> _MATERIAL PROVIDED_
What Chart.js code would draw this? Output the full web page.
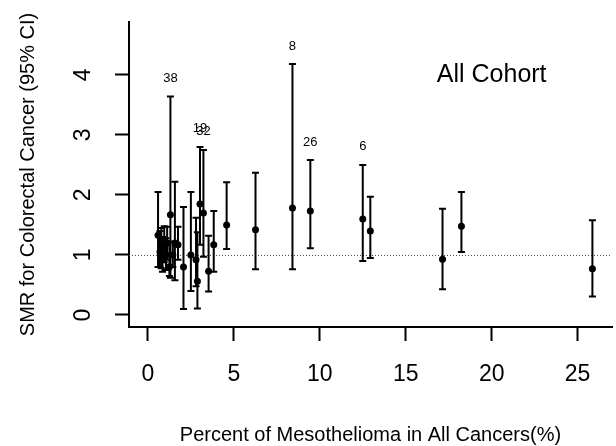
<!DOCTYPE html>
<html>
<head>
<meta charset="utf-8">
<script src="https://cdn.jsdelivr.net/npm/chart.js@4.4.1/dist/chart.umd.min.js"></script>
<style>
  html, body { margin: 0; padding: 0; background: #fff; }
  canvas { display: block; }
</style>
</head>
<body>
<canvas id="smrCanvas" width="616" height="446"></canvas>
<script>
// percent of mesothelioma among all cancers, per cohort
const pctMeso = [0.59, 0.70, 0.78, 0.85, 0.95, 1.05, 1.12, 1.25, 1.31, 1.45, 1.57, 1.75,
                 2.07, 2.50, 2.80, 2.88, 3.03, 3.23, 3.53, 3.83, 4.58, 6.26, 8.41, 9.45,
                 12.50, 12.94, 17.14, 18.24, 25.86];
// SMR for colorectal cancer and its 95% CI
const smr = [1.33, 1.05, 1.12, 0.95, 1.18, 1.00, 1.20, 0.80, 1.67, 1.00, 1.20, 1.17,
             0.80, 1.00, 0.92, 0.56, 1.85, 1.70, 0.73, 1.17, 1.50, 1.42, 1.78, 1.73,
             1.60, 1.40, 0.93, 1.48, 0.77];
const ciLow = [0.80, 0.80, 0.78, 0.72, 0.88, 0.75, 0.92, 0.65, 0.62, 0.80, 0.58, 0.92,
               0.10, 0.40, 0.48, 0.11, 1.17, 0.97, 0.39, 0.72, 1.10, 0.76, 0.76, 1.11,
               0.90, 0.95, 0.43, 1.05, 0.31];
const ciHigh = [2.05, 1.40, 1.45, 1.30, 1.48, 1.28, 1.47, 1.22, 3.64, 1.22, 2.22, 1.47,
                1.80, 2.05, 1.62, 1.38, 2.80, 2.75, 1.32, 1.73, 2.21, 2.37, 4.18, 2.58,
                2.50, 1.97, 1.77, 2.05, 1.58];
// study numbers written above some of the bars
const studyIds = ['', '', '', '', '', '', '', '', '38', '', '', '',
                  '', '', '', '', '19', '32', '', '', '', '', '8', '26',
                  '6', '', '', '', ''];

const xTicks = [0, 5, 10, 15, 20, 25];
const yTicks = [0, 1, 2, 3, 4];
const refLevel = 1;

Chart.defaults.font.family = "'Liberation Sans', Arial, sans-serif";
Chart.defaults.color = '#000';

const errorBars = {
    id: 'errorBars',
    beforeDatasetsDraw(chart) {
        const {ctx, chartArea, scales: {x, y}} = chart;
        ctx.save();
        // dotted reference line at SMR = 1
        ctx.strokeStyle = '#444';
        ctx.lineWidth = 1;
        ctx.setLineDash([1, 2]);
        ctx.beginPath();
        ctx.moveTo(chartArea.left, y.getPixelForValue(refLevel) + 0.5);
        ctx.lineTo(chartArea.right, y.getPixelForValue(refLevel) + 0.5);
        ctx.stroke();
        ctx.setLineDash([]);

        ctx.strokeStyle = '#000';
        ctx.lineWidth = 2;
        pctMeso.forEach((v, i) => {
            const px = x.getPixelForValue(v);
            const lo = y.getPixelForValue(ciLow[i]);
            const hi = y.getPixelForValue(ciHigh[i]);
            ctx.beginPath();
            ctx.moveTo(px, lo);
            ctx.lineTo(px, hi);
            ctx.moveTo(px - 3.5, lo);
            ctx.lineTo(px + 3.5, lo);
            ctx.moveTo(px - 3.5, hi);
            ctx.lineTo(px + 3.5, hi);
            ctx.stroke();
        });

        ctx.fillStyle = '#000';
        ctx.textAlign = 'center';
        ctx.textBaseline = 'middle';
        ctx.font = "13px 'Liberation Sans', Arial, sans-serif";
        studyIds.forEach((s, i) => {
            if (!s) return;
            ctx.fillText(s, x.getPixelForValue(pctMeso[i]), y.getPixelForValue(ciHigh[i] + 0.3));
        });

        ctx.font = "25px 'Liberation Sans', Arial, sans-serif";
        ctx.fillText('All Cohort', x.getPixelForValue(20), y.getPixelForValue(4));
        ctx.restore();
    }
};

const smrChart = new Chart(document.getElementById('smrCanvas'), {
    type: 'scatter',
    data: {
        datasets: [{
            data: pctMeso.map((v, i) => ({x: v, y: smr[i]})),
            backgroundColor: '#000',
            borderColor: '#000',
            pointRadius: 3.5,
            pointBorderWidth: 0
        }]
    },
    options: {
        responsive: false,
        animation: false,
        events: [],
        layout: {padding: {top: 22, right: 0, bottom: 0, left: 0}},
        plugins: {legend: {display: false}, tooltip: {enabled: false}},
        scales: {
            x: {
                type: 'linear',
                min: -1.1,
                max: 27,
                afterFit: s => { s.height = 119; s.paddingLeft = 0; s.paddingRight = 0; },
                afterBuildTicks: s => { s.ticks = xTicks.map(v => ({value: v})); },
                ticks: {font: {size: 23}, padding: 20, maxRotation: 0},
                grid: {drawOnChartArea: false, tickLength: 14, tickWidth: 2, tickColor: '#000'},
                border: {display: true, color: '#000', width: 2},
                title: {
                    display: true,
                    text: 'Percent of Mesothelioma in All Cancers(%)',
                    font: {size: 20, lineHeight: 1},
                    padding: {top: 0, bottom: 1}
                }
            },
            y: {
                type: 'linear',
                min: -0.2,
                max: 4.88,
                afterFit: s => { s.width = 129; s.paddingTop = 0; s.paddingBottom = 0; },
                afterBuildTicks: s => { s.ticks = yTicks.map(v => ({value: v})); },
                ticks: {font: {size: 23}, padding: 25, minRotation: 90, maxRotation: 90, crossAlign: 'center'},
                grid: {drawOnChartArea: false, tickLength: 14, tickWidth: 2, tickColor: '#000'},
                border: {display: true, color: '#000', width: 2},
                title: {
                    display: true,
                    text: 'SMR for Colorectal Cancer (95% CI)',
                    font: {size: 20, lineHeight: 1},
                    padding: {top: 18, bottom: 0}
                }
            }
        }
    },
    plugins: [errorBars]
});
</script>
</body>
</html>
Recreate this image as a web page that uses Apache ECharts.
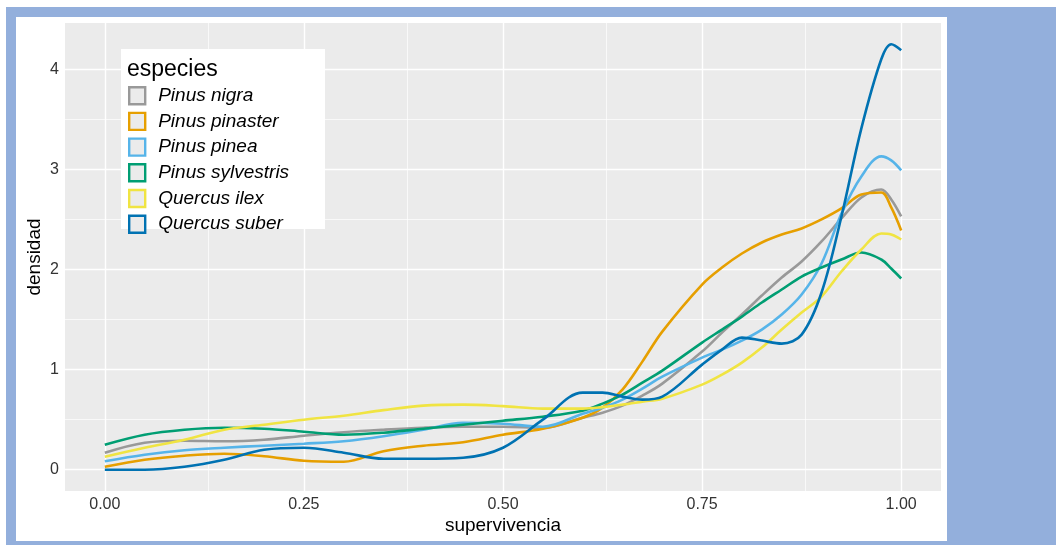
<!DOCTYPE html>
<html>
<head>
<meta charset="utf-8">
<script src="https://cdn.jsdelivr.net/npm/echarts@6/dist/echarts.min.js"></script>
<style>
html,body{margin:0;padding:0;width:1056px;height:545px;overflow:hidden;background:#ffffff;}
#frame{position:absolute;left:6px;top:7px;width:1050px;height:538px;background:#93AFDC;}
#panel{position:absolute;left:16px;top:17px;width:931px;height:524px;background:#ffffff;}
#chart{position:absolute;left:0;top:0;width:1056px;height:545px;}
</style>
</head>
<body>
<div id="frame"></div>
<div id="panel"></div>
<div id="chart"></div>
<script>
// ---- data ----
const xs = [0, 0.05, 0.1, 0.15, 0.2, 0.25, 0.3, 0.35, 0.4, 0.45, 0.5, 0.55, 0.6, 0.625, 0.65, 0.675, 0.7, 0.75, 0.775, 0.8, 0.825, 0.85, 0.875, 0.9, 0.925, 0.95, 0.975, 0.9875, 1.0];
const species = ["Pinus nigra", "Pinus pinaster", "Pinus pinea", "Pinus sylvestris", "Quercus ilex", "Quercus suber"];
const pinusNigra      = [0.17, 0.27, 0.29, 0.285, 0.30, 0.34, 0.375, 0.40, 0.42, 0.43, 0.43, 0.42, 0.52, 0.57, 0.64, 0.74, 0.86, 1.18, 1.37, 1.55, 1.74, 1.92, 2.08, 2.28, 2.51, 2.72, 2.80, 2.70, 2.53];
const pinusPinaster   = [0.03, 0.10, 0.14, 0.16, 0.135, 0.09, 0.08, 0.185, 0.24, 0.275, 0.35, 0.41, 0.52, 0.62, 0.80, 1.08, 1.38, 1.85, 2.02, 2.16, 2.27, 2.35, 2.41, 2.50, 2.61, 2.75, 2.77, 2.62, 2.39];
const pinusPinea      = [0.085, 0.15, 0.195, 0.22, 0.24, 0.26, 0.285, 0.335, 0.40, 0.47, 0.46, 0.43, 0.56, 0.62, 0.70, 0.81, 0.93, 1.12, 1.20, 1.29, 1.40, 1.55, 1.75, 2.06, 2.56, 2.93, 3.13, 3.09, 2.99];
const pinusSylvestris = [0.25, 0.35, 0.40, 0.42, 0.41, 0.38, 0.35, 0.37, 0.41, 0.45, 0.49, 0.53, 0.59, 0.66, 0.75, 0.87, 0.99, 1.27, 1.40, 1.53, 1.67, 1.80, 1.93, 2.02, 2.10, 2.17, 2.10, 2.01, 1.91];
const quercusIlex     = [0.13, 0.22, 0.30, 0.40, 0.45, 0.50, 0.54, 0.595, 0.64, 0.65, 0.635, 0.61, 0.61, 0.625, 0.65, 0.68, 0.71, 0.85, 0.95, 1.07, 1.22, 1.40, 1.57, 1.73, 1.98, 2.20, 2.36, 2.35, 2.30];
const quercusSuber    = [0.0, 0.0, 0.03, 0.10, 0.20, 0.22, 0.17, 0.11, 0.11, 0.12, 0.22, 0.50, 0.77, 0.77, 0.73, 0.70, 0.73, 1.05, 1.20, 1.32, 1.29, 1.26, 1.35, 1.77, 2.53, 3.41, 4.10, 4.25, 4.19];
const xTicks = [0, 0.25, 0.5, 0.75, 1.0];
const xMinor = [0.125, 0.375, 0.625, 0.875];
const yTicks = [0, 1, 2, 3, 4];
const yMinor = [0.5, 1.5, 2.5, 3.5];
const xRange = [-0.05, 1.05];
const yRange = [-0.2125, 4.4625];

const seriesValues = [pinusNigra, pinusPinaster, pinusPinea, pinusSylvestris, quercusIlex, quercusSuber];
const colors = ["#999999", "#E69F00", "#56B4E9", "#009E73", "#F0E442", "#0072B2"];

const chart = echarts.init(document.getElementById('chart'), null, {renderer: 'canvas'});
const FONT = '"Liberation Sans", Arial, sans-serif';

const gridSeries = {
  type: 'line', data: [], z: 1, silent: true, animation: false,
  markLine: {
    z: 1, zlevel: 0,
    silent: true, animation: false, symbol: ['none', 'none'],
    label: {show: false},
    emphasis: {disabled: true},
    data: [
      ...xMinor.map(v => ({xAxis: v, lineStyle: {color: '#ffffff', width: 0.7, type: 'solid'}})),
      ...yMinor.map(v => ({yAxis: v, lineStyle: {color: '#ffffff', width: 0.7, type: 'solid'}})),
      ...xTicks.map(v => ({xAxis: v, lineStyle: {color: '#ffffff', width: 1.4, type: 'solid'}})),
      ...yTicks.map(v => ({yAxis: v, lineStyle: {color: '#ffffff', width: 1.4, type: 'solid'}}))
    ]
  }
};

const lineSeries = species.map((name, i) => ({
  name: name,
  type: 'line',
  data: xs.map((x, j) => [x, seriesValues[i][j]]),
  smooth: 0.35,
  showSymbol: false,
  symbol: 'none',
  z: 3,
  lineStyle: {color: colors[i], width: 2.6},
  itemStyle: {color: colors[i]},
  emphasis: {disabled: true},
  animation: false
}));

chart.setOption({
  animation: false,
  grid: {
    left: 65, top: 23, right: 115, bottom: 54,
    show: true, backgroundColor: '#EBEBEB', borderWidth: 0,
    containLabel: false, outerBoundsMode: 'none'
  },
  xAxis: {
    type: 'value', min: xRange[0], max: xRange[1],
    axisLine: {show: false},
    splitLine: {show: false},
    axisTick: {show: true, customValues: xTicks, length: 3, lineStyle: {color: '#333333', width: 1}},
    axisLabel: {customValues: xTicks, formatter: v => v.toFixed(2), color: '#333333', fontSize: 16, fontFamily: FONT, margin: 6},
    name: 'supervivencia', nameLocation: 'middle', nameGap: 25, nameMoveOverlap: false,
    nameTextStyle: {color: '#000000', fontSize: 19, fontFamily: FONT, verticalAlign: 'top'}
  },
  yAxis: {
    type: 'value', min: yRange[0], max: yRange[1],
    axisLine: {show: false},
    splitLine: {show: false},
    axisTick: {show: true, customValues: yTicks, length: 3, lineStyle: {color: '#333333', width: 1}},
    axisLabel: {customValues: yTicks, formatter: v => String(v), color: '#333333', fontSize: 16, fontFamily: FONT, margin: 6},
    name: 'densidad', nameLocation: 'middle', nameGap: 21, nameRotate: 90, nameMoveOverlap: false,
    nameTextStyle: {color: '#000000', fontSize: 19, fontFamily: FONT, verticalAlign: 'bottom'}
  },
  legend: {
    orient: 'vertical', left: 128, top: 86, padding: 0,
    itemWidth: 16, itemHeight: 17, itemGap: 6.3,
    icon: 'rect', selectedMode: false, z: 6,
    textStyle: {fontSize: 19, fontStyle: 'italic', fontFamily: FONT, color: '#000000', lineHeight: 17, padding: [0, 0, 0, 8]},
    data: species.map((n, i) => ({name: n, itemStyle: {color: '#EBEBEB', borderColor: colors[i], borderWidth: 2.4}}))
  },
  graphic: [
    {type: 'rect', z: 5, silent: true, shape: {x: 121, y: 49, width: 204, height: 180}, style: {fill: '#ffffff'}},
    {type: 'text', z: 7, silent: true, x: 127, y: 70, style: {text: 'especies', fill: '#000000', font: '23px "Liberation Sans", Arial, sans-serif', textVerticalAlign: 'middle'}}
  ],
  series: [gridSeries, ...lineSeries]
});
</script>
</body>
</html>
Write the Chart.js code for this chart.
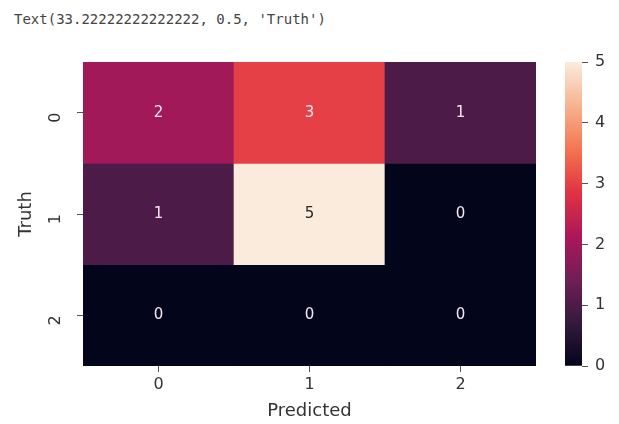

> _PROBLEM STATEMENT_
Please extract exactly the lines of the data, from the first through the line containing "Chart.defaults.color = '#000';", and add no pictures to the copy.

> _ANSWER TO THE TASK_
What Chart.js code would draw this? Output the full web page.
<!DOCTYPE html>
<html>
<head>
<meta charset="utf-8">
<script src="https://cdn.jsdelivr.net/npm/chart.js@4.4.1/dist/chart.umd.min.js"></script>
<style>
  html, body { margin: 0; padding: 0; background: #fff; }
  canvas { display: block; }
</style>
</head>
<body>
<canvas id="smrCanvas" width="616" height="446"></canvas>
<script>
// percent of mesothelioma among all cancers, per cohort
const pctMeso = [0.59, 0.70, 0.78, 0.85, 0.95, 1.05, 1.12, 1.25, 1.31, 1.45, 1.57, 1.75,
                 2.07, 2.50, 2.80, 2.88, 3.03, 3.23, 3.53, 3.83, 4.58, 6.26, 8.41, 9.45,
                 12.50, 12.94, 17.14, 18.24, 25.86];
// SMR for colorectal cancer and its 95% CI
const smr = [1.33, 1.05, 1.12, 0.95, 1.18, 1.00, 1.20, 0.80, 1.67, 1.00, 1.20, 1.17,
             0.80, 1.00, 0.92, 0.56, 1.85, 1.70, 0.73, 1.17, 1.50, 1.42, 1.78, 1.73,
             1.60, 1.40, 0.93, 1.48, 0.77];
const ciLow = [0.80, 0.80, 0.78, 0.72, 0.88, 0.75, 0.92, 0.65, 0.62, 0.80, 0.58, 0.92,
               0.10, 0.40, 0.48, 0.11, 1.17, 0.97, 0.39, 0.72, 1.10, 0.76, 0.76, 1.11,
               0.90, 0.95, 0.43, 1.05, 0.31];
const ciHigh = [2.05, 1.40, 1.45, 1.30, 1.48, 1.28, 1.47, 1.22, 3.64, 1.22, 2.22, 1.47,
                1.80, 2.05, 1.62, 1.38, 2.80, 2.75, 1.32, 1.73, 2.21, 2.37, 4.18, 2.58,
                2.50, 1.97, 1.77, 2.05, 1.58];
// study numbers written above some of the bars
const studyIds = ['', '', '', '', '', '', '', '', '38', '', '', '',
                  '', '', '', '', '19', '32', '', '', '', '', '8', '26',
                  '6', '', '', '', ''];

const xTicks = [0, 5, 10, 15, 20, 25];
const yTicks = [0, 1, 2, 3, 4];
const refLevel = 1;

Chart.defaults.font.family = "'Liberation Sans', Arial, sans-serif";
Chart.defaults.color = '#000';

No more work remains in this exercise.